Difference between Nazgûl and Dead Men of Dunharrow:

The Nazgûl were once nine great Kings of Men, all of whom were given Rings of Power by Sauron. The Nine took them and used them to achieve great power, wealth and prestige in life. But as time passed, the Rings continued to exert their corrupting influence. The Rings eventually left the kings spectral, invisible to all but those who could see into the wraith world, and slaves to the will of Sauron. Their lives and power became bound to Sauron's via the One Ring; as Sauron grew or diminished in power, so to did the Nazgûl.

(LotR Fandom page for Nazgûl)

A Nazgûl stands holding a staff in its mailed right hand.  All that is visible is its grey robe, the cowl pulled up over its head and only darkness visible within.

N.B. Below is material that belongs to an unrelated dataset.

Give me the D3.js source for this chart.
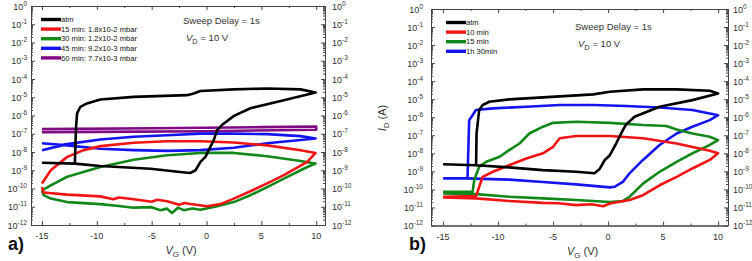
<!DOCTYPE html>
<html>
<head>
<meta charset="utf-8">
<script src="https://cdn.jsdelivr.net/npm/d3@7"></script>
<style>
  body { margin: 0; background: #fff; }
  svg { font-family: Arial, "Liberation Sans", sans-serif; }
</style>
</head>
<body>
<svg id="chart" width="752" height="261"></svg>
<script>
// tick values
const xMajor = [-15, -10, -5, 0, 5, 10];
const xMinor = [-12.5, -7.5, -2.5, 2.5, 7.5];
const yExp = [0, -1, -2, -3, -4, -5, -6, -7, -8, -9, -10, -11, -12];

// legends
const legendA = ["atm", "15 min: 1.8x10-2 mbar", "30 min: 1.2x10-2 mbar", "45 min: 9.2x10-3 mbar", "60 min: 7.7x10-3 mbar"];
const legendB = ["atm", "10 min", "15 min", "1h 30min"];
const colorsA = ["#000000", "#f01414", "#12881a", "#1414f0", "#800a84"];
const colorsB = ["#000000", "#f01414", "#12881a", "#1414f0"];

// panel a) [V_G (V), I_D (A)] read along each hysteresis loop
const atmA = [[-15, 2.6e-9], [-12, 2.3e-9], [-9.7, 1.7e-9], [-5.1, 1.2e-9], [-2.4, 8.1e-10], [-1.5, 7.1e-10],
  [-1.0, 1e-9], [-0.55, 2.9e-9], [-0.1, 5.4e-9], [0.2, 1.26e-8], [0.66, 4.5e-8], [0.97, 1.6e-7], [1.4, 3.0e-7],
  [2.5, 9.5e-7], [4.0, 2.5e-6], [7.05, 6.9e-6], [9.94, 1.8e-5], [8.57, 2.7e-5], [5.53, 3.0e-5], [2.48, 2.7e-5],
  [-0.56, 2.2e-5], [-1.17, 1.6e-5], [-1.77, 1.3e-5], [-6.64, 1.05e-5], [-9.68, 7.6e-6], [-10.9, 4.6e-6],
  [-11.5, 3.0e-6], [-11.8, 1.3e-6], [-11.9, 1.95e-7], [-12, 2.5e-9]];
const min15A = [[-15, 1.9e-10], [-14.2, 1e-9], [-12.7, 5.4e-9], [-11.2, 1.26e-8], [-9.68, 2.1e-8], [-6.64, 3.2e-8],
  [-3.6, 3.9e-8], [-0.56, 3.9e-8], [2.48, 3.3e-8], [5.53, 2.3e-8], [8.57, 1.26e-8], [9.94, 8.9e-9],
  [9.18, 2.9e-9], [7.05, 5.4e-10], [5.53, 1.9e-10], [4.0, 7.1e-11], [2.48, 2.8e-11], [1.27, 1.4e-11],
  [0.05, 1.07e-11], [-1.47, 1.4e-11], [-2.0, 1.6e-11], [-2.5, 1.3e-11], [-3.6, 2.0e-11], [-4.5, 2.4e-11],
  [-5.0, 1.9e-11], [-6.64, 2.6e-11], [-8.0, 3.2e-11], [-8.5, 2.6e-11], [-9.68, 3.7e-11], [-12.7, 4.6e-11],
  [-14.85, 6.0e-11], [-15, 1.2e-10]];
const min30A = [[-15, 7.9e-11], [-14.2, 1.5e-10], [-12.7, 4.4e-10], [-9.68, 1.5e-9], [-6.64, 3.8e-9], [-3.6, 6.6e-9],
  [-0.56, 8.9e-9], [2.48, 8.9e-9], [5.53, 5.9e-9], [8.57, 3.2e-9], [9.94, 2.3e-9], [9.18, 1.5e-9],
  [7.05, 3.5e-10], [5.53, 1.2e-10], [4.0, 4.3e-11], [2.48, 1.8e-11], [0.97, 1.07e-11], [-0.56, 6.9e-12],
  [-1.3, 8.0e-12], [-2.08, 6.5e-12], [-2.6, 8.9e-12], [-3.15, 4.6e-12], [-3.6, 7.9e-12], [-4.2, 6.5e-12],
  [-5.0, 9.5e-12], [-6.64, 8.9e-12], [-8.0, 1.1e-11], [-9.68, 1.4e-11], [-12.7, 1.8e-11], [-14.2, 2.8e-11],
  [-14.85, 4.3e-11], [-15, 7.9e-11]];
const min45A = [[-15, 3.0e-8], [-12.7, 2.3e-8], [-9.68, 1.5e-8], [-6.64, 1.26e-8], [-3.6, 1.15e-8], [-0.56, 1.26e-8],
  [2.48, 1.7e-8], [5.53, 3.0e-8], [8.57, 4.5e-8], [9.94, 5.5e-8], [8.57, 7.4e-8], [5.53, 9.5e-8],
  [2.48, 1.02e-7], [-0.56, 1.02e-7], [-3.6, 8.3e-8], [-6.64, 6.8e-8], [-9.68, 4.8e-8], [-12.7, 2.7e-8],
  [-15, 1.26e-8]];
const min60A = [[-15, 1.8e-7], [-5, 2.0e-7], [5, 2.3e-7], [10, 2.5e-7], [10, 1.66e-7], [0, 1.38e-7],
  [-10, 1.26e-7], [-15, 1.2e-7]];

// panel b)
const atmB = [[-15, 2.5e-9], [-12, 2.2e-9], [-9, 1.66e-9], [-5.94, 1.17e-9], [-2.91, 9.5e-10], [-1.24, 7.8e-10],
  [-0.79, 1.3e-9], [-0.3, 4.3e-9], [0.16, 7.9e-9], [0.73, 3.5e-8], [1.34, 1.95e-7], [1.6, 3.7e-7],
  [2.4, 1.07e-6], [4.68, 3.8e-6], [7.66, 8.9e-6], [10, 2.1e-5], [9.24, 2.95e-5], [6.23, 3.5e-5],
  [3.19, 3.5e-5], [0.16, 2.6e-5], [-1.36, 1.86e-5], [-5.91, 1.26e-5], [-9, 9.8e-6], [-10.8, 7.2e-6],
  [-11.4, 4.8e-6], [-11.72, 2.5e-6], [-11.96, 1.26e-7], [-12, 2.2e-9]];
const min10B = [[-15, 3.9e-11], [-12, 4.3e-11], [-11.87, 7.4e-11], [-11.41, 5.0e-10], [-10.47, 9.5e-10],
  [-9, 2.2e-9], [-7.44, 5.2e-9], [-5.92, 1e-8], [-5.0, 2.3e-8], [-4.4, 6.8e-8], [-2.91, 9.1e-8],
  [0.16, 9.1e-8], [3.17, 6.8e-8], [6.23, 3.5e-8], [9.24, 1.4e-8], [10, 1e-8], [9.24, 4.3e-9],
  [7.66, 1.45e-9], [6.23, 5.0e-10], [4.68, 1.7e-10], [3.17, 4.8e-11], [1.95, 2.6e-11], [0.16, 1.66e-11],
  [-0.45, 1.17e-11], [-1.5, 1.5e-11], [-2.91, 1.35e-11], [-4.5, 1.7e-11], [-5.92, 1.8e-11], [-9, 2.3e-11],
  [-12, 3.2e-11], [-15, 3.6e-11]];
const min15B = [[-15, 7.4e-11], [-12.32, 7.4e-11], [-12.17, 3.3e-10], [-11.72, 1.8e-9], [-11.08, 3.4e-9],
  [-9.86, 6.5e-9], [-9, 1.5e-8], [-8.05, 3.5e-8], [-7.16, 1.26e-7], [-5.92, 3.0e-7], [-5.0, 4.9e-7],
  [-2.91, 5.6e-7], [0.16, 4.9e-7], [3.19, 3.7e-7], [5.29, 3.3e-7], [6.23, 2.1e-7], [7.66, 1.26e-7],
  [9.24, 8.3e-8], [10, 5.4e-8], [9.24, 2.9e-8], [7.66, 1e-8], [6.23, 3.4e-9], [4.68, 9.5e-10],
  [3.17, 2.1e-10], [1.95, 3.9e-11], [1.34, 2.3e-11], [0.16, 2.0e-11], [-2.91, 2.6e-11], [-5.92, 3.2e-11],
  [-9, 3.9e-11], [-12, 5.5e-11], [-15, 6.0e-11]];
const h130B = [[-15, 4.1e-10], [-12.93, 4.1e-10], [-9, 3.5e-10], [-5.92, 2.6e-10], [-2.91, 1.9e-10],
  [0.16, 1.3e-10], [0.58, 1.4e-10], [1.34, 2.6e-10], [1.95, 7.8e-10], [3.17, 4.3e-9], [4.68, 2.9e-8],
  [6.23, 1.26e-7], [7.66, 3.0e-7], [9.24, 6.9e-7], [10, 1.3e-6], [9.24, 1.6e-6], [7.66, 2.5e-6],
  [4.68, 3.5e-6], [1.64, 4.2e-6], [-1.36, 4.8e-6], [-4.4, 4.8e-6], [-7.44, 3.8e-6], [-10.47, 3.1e-6],
  [-12.02, 2.5e-6], [-12.32, 1.3e-6], [-12.63, 6.9e-7], [-12.78, 4.1e-10]];

const svg = d3.select("#chart");

function supLabel(sel, exp) {
  sel.append("tspan").text("10");
  sel.append("tspan").attr("dy", -4).attr("font-size", "6.5px").text(exp);
}

function drawPanel(p) {
  let x = d3.scaleLinear().domain(p.xDomain).range([p.left, p.right]);
  let y = d3.scaleLog().domain([1e-12, 1]).range([p.bottom, p.top]);
  let g = svg.append("g");

  let yMaj = yExp.map(e => Math.pow(10, e));
  let yMin = [];
  yExp.slice(1).forEach(e => { for (let k = 2; k <= 9; k++) yMin.push(k * Math.pow(10, e)); });

  // curves
  g.append("clipPath").attr("id", "clip" + p.id)
    .append("rect").attr("x", p.left).attr("y", p.top)
    .attr("width", p.right - p.left).attr("height", p.bottom - p.top);
  let line = d3.line().x(d => x(d[0])).y(d => y(d[1]));
  let curves = g.append("g").attr("clip-path", "url(#clip" + p.id + ")");
  p.series.slice().reverse().forEach((s, i) => {
    curves.append("path")
      .datum(s)
      .attr("fill", "none")
      .attr("stroke", p.colors[p.series.length - 1 - i])
      .attr("stroke-width", 2.6)
      .attr("stroke-linejoin", "round")
      .attr("d", line);
  });

  // axes, ticks inward on all four sides
  let axes = [
    [d3.axisLeft(y), `translate(${p.left},0)`, yMaj, -4],
    [d3.axisLeft(y), `translate(${p.left},0)`, yMin, -2],
    [d3.axisRight(y), `translate(${p.right},0)`, yMaj, -4],
    [d3.axisRight(y), `translate(${p.right},0)`, yMin, -2],
    [d3.axisBottom(x), `translate(0,${p.bottom})`, xMajor, -4],
    [d3.axisBottom(x), `translate(0,${p.bottom})`, xMinor, -2],
    [d3.axisTop(x), `translate(0,${p.top})`, xMajor, -4],
    [d3.axisTop(x), `translate(0,${p.top})`, xMinor, -2]
  ];
  axes.forEach(a => {
    let ax = g.append("g").attr("transform", a[1])
      .call(a[0].tickValues(a[2]).tickSizeInner(a[3]).tickSizeOuter(0).tickFormat(""));
    ax.selectAll("path,line").attr("stroke", "#444").attr("stroke-width", 1);
  });

  // y tick labels
  yExp.forEach(e => {
    let t = g.append("text").attr("x", p.left - p.padL).attr("y", y(Math.pow(10, e)) + 3.5)
      .attr("text-anchor", "end").attr("font-size", "9px").attr("fill", "#333");
    supLabel(t, e);
    let r = g.append("text").attr("x", p.right + p.padR).attr("y", y(Math.pow(10, e)) + 3.5)
      .attr("font-size", "9px").attr("fill", "#333");
    supLabel(r, e);
  });

  // x tick labels
  xMajor.forEach(v => {
    g.append("text").attr("x", x(v)).attr("y", p.bottom + 14)
      .attr("text-anchor", "middle").attr("font-size", "9px").attr("fill", "#333")
      .text(v < 0 ? "-" + (-v) : v);
  });

  // x axis title
  let xt = g.append("text").attr("x", (x(-15) + x(10)) / 2 + 2).attr("y", p.bottom + 29)
    .attr("text-anchor", "middle").attr("font-size", "11px").attr("fill", "#333");
  xt.append("tspan").attr("font-style", "italic").text("V");
  xt.append("tspan").attr("dy", 3).attr("font-size", "8px").text("G");
  xt.append("tspan").attr("dy", -3).text(" (V)");

  // panel letter
  g.append("text").attr("x", p.letterX).attr("y", 250)
    .attr("font-size", "18px").attr("font-weight", "bold").attr("fill", "#111").text(p.letter);

  // annotations
  g.append("text").attr("x", p.noteX).attr("y", p.noteY)
    .attr("font-size", "9.5px").attr("fill", "#333").text("Sweep Delay = 1s");
  let vd = g.append("text").attr("x", p.noteX + 3).attr("y", p.noteY + 17)
    .attr("font-size", "9.5px").attr("fill", "#333");
  vd.append("tspan").attr("font-style", "italic").text("V");
  vd.append("tspan").attr("dy", 3).attr("font-size", "7.5px").text("D");
  vd.append("tspan").attr("dy", -3).text(" = 10 V");

  // legend
  p.legend.forEach((name, i) => {
    let ly = p.legY + i * 9.6;
    g.append("line").attr("x1", p.legX).attr("x2", p.legX + 20).attr("y1", ly).attr("y2", ly)
      .attr("stroke", p.colors[i]).attr("stroke-width", 3.4);
    g.append("text").attr("x", p.legX + 20).attr("y", ly + 2.7)
      .attr("font-size", "7.6px").attr("fill", "#111").text(name);
  });
}

drawPanel({
  id: "a", left: 31, right: 325, top: 6, bottom: 225, xDomain: [-16, 10.8],
  padL: 4, padR: 7, letter: "a)", letterX: 8, noteX: 183, noteY: 24,
  legX: 41, legY: 19.5, legend: legendA, colors: colorsA,
  series: [atmA, min15A, min30A, min45A, min60A]
});

drawPanel({
  id: "b", left: 431, right: 728, top: 9, bottom: 225.5, xDomain: [-16.1, 10.9],
  padL: 8, padR: 5, letter: "b)", letterX: 409, noteX: 575, noteY: 30,
  legX: 446, legY: 22.5, legend: legendB, colors: colorsB,
  series: [atmB, min10B, min15B, h130B]
});

// y axis title of panel b
let yt = svg.append("text").attr("transform", "translate(386,118) rotate(-90)")
  .attr("text-anchor", "middle").attr("font-size", "11px").attr("fill", "#333");
yt.append("tspan").attr("font-style", "italic").text("I");
yt.append("tspan").attr("dy", 3).attr("font-size", "8px").text("D");
yt.append("tspan").attr("dy", -3).text(" (A)");
</script>
</body>
</html>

The Army of the Dead, also known as the Dead Men of Dunharrow or Oathbreakers, were the ghosts of deceased Men of the White Mountains, cursed to remain in Middle-earth by Isildur after they abandoned their oath to aid him in the War of the Last Alliance. They haunted the caverns beneath the Dwimorberg, and the valley of Harrowdale that lay in its shadow, though they were said to appear in the valley only in times of trouble or death.

(LotR Fandom page for the Army of the Dead)

A member of the Army of the Dead, clad in chainmail and a metal helmet, his mummified face and straggly remnants of a red beard clearly visible

And regarding the showdown between them I'd say the Nazgûl could (my opinion only of course) defeat the Dead Men of Dunharrow since they are individually far more stronger than any Dead Men and would have used some sort of sorcery instead of just engaging directly.